Adab Sebelum Ilmu: Fondasi yang Terlupakan
Dalam Washoya al-Abaa’ lil Abnaa’, Syaikh Muhammad Syakir menulis:
يا بُنَيَّ، العلمُ لا يُعْطِيكَ كُلَّهُ حتّى تُعْطِيَهُ كُلَّكَ، فإنْ أعطيتَهُ بعضَكَ لم يُعْطِكَ شيئًا.
“Wahai anakku, ilmu tidak akan memberimu seluruh dirinya sebelum engkau memberikan seluruh dirimu kepadanya.

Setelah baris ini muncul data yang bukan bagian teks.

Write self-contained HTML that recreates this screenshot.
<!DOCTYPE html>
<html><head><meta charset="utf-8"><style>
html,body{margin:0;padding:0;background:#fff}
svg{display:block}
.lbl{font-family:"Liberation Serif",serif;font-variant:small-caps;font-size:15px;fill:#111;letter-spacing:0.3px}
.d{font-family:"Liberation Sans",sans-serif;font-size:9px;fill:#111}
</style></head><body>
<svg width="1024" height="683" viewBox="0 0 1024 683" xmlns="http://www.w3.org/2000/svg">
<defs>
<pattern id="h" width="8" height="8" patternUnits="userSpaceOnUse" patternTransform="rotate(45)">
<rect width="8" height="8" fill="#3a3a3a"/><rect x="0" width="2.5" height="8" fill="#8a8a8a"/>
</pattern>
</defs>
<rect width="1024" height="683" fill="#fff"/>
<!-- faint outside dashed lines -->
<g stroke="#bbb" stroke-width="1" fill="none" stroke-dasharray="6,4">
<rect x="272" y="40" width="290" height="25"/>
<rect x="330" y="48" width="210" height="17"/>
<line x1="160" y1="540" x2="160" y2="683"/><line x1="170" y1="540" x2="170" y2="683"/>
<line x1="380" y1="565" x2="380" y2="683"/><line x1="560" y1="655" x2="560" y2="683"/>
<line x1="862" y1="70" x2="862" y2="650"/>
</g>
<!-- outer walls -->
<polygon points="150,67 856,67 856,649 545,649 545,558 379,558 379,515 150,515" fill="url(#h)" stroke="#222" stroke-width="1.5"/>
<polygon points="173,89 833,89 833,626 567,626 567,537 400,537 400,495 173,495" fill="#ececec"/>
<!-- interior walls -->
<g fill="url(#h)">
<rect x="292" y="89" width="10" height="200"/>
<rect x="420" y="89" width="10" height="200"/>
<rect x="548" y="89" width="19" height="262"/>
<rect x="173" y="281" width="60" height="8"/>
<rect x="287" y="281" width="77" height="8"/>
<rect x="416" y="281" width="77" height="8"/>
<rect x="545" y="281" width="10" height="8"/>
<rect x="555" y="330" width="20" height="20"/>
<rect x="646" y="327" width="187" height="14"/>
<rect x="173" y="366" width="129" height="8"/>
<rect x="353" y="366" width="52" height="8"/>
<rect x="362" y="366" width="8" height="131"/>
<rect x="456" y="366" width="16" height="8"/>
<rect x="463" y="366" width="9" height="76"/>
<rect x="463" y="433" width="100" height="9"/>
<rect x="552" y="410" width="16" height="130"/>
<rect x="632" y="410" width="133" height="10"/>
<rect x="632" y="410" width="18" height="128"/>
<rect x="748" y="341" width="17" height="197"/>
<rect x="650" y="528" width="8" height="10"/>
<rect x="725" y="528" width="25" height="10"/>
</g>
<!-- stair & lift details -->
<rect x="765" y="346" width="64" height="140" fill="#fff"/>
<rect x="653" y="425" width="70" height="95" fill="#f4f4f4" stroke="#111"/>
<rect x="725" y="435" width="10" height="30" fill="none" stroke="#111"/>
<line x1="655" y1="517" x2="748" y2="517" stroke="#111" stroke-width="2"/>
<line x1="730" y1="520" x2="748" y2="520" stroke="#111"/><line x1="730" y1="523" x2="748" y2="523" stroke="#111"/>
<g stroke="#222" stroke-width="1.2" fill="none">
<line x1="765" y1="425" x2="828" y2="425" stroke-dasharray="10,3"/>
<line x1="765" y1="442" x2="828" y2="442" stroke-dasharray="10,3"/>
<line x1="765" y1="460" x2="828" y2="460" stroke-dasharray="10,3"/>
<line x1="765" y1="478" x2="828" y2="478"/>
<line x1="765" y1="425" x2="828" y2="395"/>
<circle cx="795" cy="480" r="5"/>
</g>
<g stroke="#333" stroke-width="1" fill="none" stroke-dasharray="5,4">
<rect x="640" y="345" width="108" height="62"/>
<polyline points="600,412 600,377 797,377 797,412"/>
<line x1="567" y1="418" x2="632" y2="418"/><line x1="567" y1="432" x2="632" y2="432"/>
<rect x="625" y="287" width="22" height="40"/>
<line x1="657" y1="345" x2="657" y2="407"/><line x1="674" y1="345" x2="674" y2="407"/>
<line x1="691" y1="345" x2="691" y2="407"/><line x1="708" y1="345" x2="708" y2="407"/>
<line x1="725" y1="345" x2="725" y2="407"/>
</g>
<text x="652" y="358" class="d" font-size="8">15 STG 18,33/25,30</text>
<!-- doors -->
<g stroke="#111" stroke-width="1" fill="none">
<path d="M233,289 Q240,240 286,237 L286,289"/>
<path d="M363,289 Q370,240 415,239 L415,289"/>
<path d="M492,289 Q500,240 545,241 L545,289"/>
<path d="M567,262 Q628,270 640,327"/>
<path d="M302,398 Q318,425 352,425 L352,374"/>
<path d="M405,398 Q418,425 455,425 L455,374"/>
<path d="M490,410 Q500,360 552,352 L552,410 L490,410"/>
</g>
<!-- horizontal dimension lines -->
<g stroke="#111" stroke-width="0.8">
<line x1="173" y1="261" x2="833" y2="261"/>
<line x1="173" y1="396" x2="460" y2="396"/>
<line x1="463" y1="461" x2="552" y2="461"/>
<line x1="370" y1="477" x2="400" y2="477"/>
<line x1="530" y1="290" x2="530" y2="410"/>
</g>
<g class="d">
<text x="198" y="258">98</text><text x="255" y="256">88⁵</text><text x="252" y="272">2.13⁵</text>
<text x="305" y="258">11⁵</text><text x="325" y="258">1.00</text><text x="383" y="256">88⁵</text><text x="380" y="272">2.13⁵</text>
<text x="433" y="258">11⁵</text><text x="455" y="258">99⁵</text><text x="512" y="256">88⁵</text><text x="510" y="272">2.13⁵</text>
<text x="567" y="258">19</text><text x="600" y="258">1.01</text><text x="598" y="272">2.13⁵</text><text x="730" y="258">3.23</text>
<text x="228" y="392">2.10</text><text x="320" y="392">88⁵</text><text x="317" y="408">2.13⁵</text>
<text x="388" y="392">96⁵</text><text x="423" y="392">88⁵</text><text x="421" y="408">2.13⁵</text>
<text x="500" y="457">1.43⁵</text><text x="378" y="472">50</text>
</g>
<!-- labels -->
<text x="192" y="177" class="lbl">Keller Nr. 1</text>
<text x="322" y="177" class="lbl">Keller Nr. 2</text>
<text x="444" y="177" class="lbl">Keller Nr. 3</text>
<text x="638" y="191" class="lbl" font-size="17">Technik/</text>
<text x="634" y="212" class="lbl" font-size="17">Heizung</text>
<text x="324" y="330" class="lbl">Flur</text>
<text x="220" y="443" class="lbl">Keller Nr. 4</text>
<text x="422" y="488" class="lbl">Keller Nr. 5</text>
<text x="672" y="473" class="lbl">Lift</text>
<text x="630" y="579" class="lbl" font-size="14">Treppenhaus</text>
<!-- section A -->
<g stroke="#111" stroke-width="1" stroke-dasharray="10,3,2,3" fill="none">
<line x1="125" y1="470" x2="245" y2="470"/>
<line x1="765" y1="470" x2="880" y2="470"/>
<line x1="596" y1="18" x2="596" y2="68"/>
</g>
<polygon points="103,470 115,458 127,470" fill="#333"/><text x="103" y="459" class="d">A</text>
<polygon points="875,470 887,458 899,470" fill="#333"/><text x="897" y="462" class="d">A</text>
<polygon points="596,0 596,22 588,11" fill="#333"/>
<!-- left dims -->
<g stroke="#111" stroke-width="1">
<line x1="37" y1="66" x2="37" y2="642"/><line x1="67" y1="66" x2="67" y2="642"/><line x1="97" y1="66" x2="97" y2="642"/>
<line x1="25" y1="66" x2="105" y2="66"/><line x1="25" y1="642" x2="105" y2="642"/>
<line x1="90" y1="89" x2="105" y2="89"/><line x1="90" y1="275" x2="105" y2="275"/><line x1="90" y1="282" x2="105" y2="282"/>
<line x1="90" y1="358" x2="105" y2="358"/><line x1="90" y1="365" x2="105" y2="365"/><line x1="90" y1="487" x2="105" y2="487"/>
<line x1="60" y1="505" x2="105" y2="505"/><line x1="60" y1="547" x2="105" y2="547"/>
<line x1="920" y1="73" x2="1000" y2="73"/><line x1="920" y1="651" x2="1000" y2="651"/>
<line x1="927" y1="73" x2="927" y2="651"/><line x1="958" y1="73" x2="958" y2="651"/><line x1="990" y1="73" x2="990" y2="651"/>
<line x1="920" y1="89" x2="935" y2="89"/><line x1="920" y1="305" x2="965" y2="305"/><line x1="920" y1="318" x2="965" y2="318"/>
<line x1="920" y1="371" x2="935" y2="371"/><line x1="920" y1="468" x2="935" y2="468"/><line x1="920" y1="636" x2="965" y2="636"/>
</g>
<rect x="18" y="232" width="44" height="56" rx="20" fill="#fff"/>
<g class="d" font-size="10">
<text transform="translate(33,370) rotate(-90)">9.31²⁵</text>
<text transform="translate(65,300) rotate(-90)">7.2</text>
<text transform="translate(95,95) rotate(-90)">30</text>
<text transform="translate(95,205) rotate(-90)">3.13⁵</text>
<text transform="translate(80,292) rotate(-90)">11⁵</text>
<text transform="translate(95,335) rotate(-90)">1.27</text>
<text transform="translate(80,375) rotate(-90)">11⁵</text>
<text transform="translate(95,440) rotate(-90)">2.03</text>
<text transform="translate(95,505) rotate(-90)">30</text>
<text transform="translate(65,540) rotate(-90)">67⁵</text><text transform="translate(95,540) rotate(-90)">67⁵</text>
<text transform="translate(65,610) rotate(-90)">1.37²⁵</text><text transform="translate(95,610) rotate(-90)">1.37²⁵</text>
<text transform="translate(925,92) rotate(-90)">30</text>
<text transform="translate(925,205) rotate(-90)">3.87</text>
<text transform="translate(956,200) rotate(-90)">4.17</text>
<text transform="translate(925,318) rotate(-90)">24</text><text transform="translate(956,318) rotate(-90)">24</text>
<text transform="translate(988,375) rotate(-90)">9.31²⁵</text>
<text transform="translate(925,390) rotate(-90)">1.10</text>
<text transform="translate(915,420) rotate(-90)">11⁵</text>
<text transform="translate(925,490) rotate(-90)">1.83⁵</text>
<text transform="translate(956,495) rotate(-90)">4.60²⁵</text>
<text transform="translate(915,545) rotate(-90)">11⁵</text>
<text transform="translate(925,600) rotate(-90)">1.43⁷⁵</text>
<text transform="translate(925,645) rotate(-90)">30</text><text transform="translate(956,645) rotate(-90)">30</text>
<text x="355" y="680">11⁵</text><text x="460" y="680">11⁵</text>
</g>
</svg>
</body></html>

Jika engkau memberinya sebagian dirimu, maka ia tak akan memberimu apa-apa.”
Pesan ini mengandung kedalaman filosofis yang luar biasa. Syaikh Syakir mengingatkan bahwa adab dalam menuntut ilmu bukan sekadar sopan santun terhadap guru, tetapi bentuk kesungguhan jiwa untuk menyerahkan diri sepenuhnya kepada proses belajar.
Di era digital, banyak pelajar ingin hasil cepat tanpa melewati tahapan keikhlasan dan kesabaran. Mereka ingin output tanpa proses, ingin kemahiran tanpa kedalaman. Namun, adab mengajarkan bahwa ilmu sejati menuntut penyerahan total. Sebagaimana seorang penempuh jalan ruhani, penuntut ilmu mesti hadir dengan hati yang tunduk, bukan hanya kepala yang penuh.

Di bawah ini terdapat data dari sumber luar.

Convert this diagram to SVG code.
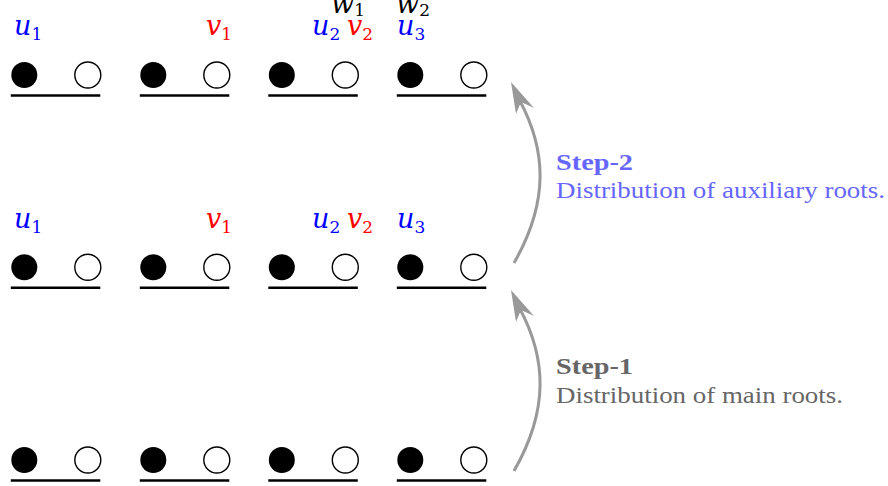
<svg xmlns="http://www.w3.org/2000/svg" width="888" height="486" viewBox="0 0 888 486">
<style>
.f{fill:#000}
.o{fill:#fff;stroke:#000;stroke-width:1.4}
.b{stroke:#000;stroke-width:2.6}
.m{font-family:"DejaVu Serif","Liberation Serif",serif;font-style:italic;font-size:27px}
.s{font-style:normal;font-size:17px}
.bl{fill:#0000ff}
.rd{fill:#ff0000}
.bk{fill:#000}
.t{font-family:"Liberation Serif","DejaVu Serif",serif;font-size:23px}
.arr{fill:none;stroke:#999;stroke-width:3}
.ah{fill:#999}
</style>
<defs>
<g id="unit">
<circle cx="0" cy="0" r="13" class="f"/>
<circle cx="63.5" cy="0" r="13" class="o"/>
<line x1="-13.5" y1="20.5" x2="76" y2="20.5" class="b"/>
</g>
</defs>
<g id="r1c1"><use href="#unit" x="24.3" y="75"/></g>
<g id="r1c2"><use href="#unit" x="153.3" y="75"/></g>
<g id="r1c3"><use href="#unit" x="281.8" y="75"/></g>
<g id="r1c4"><use href="#unit" x="410.3" y="75"/></g>
<g id="r2c1"><use href="#unit" x="24.3" y="267.3"/></g>
<g id="r2c2"><use href="#unit" x="153.3" y="267.3"/></g>
<g id="r2c3"><use href="#unit" x="281.8" y="267.3"/></g>
<g id="r2c4"><use href="#unit" x="410.3" y="267.3"/></g>
<g id="r3c1"><use href="#unit" x="24.3" y="460"/></g>
<g id="r3c2"><use href="#unit" x="153.3" y="460"/></g>
<g id="r3c3"><use href="#unit" x="281.8" y="460"/></g>
<g id="r3c4"><use href="#unit" x="410.3" y="460"/></g>
<g id="labels-top">
<text x="14" y="35" class="m bl">u<tspan class="s" dy="5">1</tspan></text>
<text x="206" y="35" class="m rd">v<tspan class="s" dy="5">1</tspan></text>
<text x="312" y="35" class="m bl">u<tspan class="s" dy="5">2</tspan></text>
<text x="347" y="35" class="m rd">v<tspan class="s" dy="5">2</tspan></text>
<text x="397" y="35" class="m bl">u<tspan class="s" dy="5">3</tspan></text>
<text x="331" y="13" class="m bk">w<tspan class="s" dy="3">1</tspan></text>
<text x="396" y="13" class="m bk">w<tspan class="s" dy="3">2</tspan></text>
</g>
<g id="labels-mid">
<text x="14" y="227.5" class="m bl">u<tspan class="s" dy="5">1</tspan></text>
<text x="206" y="227.5" class="m rd">v<tspan class="s" dy="5">1</tspan></text>
<text x="312" y="227.5" class="m bl">u<tspan class="s" dy="5">2</tspan></text>
<text x="347" y="227.5" class="m rd">v<tspan class="s" dy="5">2</tspan></text>
<text x="397" y="227.5" class="m bl">u<tspan class="s" dy="5">3</tspan></text>
</g>
<g id="connectors">
<path class="arr" d="M514,263 C549.5,201 546,150 520,101"/>
<polygon class="ah" points="511,82 534,108 521,102 516,114"/>
<path class="arr" d="M514,471 C549.5,409 546,358 520,309"/>
<polygon class="ah" points="511,290 534,316 521,310 516,322"/>
</g>
<g id="step2">
<text x="556" y="170" class="t" fill="#6666ff" font-weight="bold" textLength="77" lengthAdjust="spacingAndGlyphs">Step-2</text>
<text x="556" y="198" class="t" fill="#6666ff" textLength="329" lengthAdjust="spacingAndGlyphs">Distribution of auxiliary roots.</text>
</g>
<g id="step1">
<text x="556" y="374" class="t" fill="#666666" font-weight="bold" textLength="77" lengthAdjust="spacingAndGlyphs">Step-1</text>
<text x="556" y="403" class="t" fill="#666666" textLength="287" lengthAdjust="spacingAndGlyphs">Distribution of main roots.</text>
</g>
</svg>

Selain itu, Syaikh Syakir menekankan bahwa adab adalah bentuk syukur kepada guru dan ilmu itu sendiri. Ia menulis:
واعلمْ يا بُنَيَّ، أنَّ من شكرِ النعمةِ أنْ تُؤدِّيَ حقَّها، وإنَّ من حقِّ العلمِ أنْ تَتَأدَّبَ له.
“Ketahuilah wahai anakku, termasuk tanda syukur atas nikmat adalah menunaikan haknya. Dan di antara hak ilmu ialah engkau beradab terhadapnya.”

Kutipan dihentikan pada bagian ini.